Pourquoi avoir décidé de vous concentrer sur la restauration collective ?

La restauration collective s'adresse à un public large et socialement diversifié. Elle permet à chacun d'accéder au bio. Concernant les publics scolaires, l'école joue un rôle particulièrement important dans les apprentissages alimentaires. Par ailleurs, la restauration collective est un milieu très exigeant, qu'il s'agisse des aspects sanitaires, de la qualité des produits ou de la livraison. Il est donc difficile pour des petits producteurs de travailler en direct avec ce secteur. 

Pour quelle forme juridique avez-vous opté ?  

La structure juridique Scic (Société coopérative d'intérêt collectif) collait de façon évidente avec notre projet. En effet, notre activité présente un caractère d'utilité sociale. Par ailleurs, l'esprit coopératif et la gouvernance collective correspondent à nos valeurs. Enfin, ce statut juridique a l'avantage de permettre à des collectivités publiques partenaires de devenir associées.  Dans un premier temps, nous  avons créé une association, qui a permis de monter un collectif autour du projet et de mobiliser des partenaires. Les démarches ont été longues : il a fallu 9 mois et beaucoup d'énergie avant d'ouvrir la plateforme et de réaliser les premières livraisons. Heureusement je n'étais pas seule : j'ai eu la chance d'être accompagnée par un co-fondateur qui s'est beaucoup impliqué bénévolement à mes côtés. Nous avons récemment transformé l'association en Scic. J'occupe les fonctions de gérante (bénévole) et de directrice (salariée) aux côtés de nos deux salariés. Les associés de la Scic sont les salariés, les producteurs et différents soutiens (personnes physiques ou morales). Plusieurs collectivités locales devraient rentrer par la suite.

Avez-vous bénéficié d'un accompagnement ?

J'ai bénéficié de nombreux appuis. En particulier, le réseau France Active m'a permis de finaliser le business plan. J'ai bénéficié d'un prêt d'honneur et d'une garantie, qui ont fait levier sur un prêt bancaire. L'Urscop m'a aidée pour la transformation de l'association en Scic et pour son refinancement. Cet accompagnement a certes un coût, mais il le vaut réellement. En effet, créer une Scic est un processus très complexe, avec de nombreux aspects juridiques pointus et méconnus. Etre suivie par des spécialistes m'a permis de gagner du temps et de la sérénité.

Avez-vous rencontré des difficultés particulières ?

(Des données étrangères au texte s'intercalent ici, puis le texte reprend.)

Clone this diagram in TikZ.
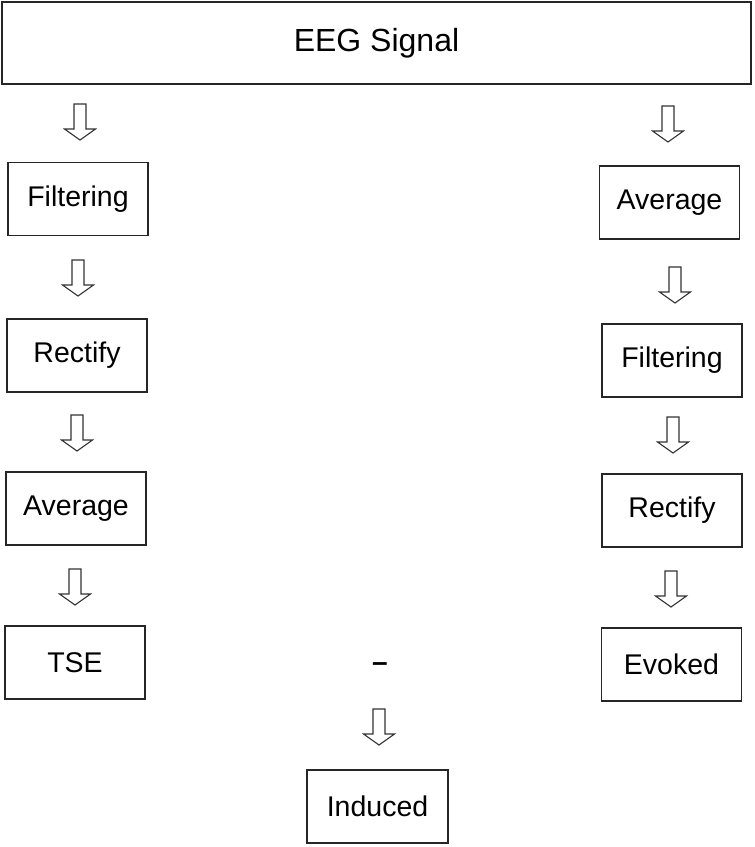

Pour l'instant, les choses se sont plutôt bien passées ! Comme tous les créateurs, nous avons eu tendance à être un peu optimistes avec les chiffres au départ. Finalement nous n'avons pas atteint notre chiffre d'affaires prévisionnel la première année – la faute à l'inertie liée au démarrage de l'activité. Nous avons néanmoins bénéficié d'un certain nombre de facteurs chance : - la réduction des délais de paiement pour les collectivités nous a permis de revoir notre BFR à la baisse ; - la conjoncture est difficile, mais nous bénéficions d'une vraie dynamique de fond grâce à la prise de conscience collective sur la qualité de l'alimentation.

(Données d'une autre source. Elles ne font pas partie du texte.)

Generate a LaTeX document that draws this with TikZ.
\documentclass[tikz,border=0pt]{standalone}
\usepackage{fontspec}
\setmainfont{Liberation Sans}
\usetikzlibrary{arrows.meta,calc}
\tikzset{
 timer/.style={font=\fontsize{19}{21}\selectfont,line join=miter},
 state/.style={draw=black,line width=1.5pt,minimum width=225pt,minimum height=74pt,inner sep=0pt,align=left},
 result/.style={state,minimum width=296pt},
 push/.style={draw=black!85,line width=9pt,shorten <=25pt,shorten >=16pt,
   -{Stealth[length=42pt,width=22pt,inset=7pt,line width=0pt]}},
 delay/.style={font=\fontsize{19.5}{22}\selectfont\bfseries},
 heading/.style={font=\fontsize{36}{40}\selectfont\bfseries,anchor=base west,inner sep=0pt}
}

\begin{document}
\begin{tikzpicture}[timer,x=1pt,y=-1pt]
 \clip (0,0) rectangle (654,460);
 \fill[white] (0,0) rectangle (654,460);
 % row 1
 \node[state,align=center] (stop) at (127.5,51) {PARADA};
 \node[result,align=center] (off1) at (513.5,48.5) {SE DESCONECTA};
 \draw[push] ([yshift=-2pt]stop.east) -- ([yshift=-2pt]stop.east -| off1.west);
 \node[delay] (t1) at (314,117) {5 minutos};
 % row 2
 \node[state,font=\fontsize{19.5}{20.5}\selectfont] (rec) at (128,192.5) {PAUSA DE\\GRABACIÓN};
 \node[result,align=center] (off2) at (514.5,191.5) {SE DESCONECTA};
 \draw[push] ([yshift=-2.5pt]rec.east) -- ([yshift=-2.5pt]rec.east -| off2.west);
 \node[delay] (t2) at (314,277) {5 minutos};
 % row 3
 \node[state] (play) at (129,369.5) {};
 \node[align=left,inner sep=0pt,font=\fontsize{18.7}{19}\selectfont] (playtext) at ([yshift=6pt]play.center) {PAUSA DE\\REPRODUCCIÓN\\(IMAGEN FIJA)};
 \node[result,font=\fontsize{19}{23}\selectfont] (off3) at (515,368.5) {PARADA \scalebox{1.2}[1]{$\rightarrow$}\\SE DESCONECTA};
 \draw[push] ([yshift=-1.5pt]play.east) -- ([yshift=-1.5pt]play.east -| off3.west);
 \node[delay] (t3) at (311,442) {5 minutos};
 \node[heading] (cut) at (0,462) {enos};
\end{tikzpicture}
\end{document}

Quel conseil donneriez-vous à un créateur qui, comme vous, chercherait à entreprendre à la campagne ?  

Tous les projets de création d'entreprise demandent beaucoup de temps et d'énergie. Cela pèse forcément sur la vie familiale et il est indispensable d'être soutenu par son conjoint. Il est aussi utile de s'associer avec quelqu'un, cela permet de confronter ses idées et de mieux avancer. Aujourd'hui je gagne beaucoup moins d'argent qu'avant : il faut savoir jusqu'où on est prêt à aller, faire des arbitrages financiers...  Ainsi, notre famille a modifié en profondeur sa façon de vivre, en adéquation avec la prise de conscience qui m'a conduite à entreprendre dans la bio.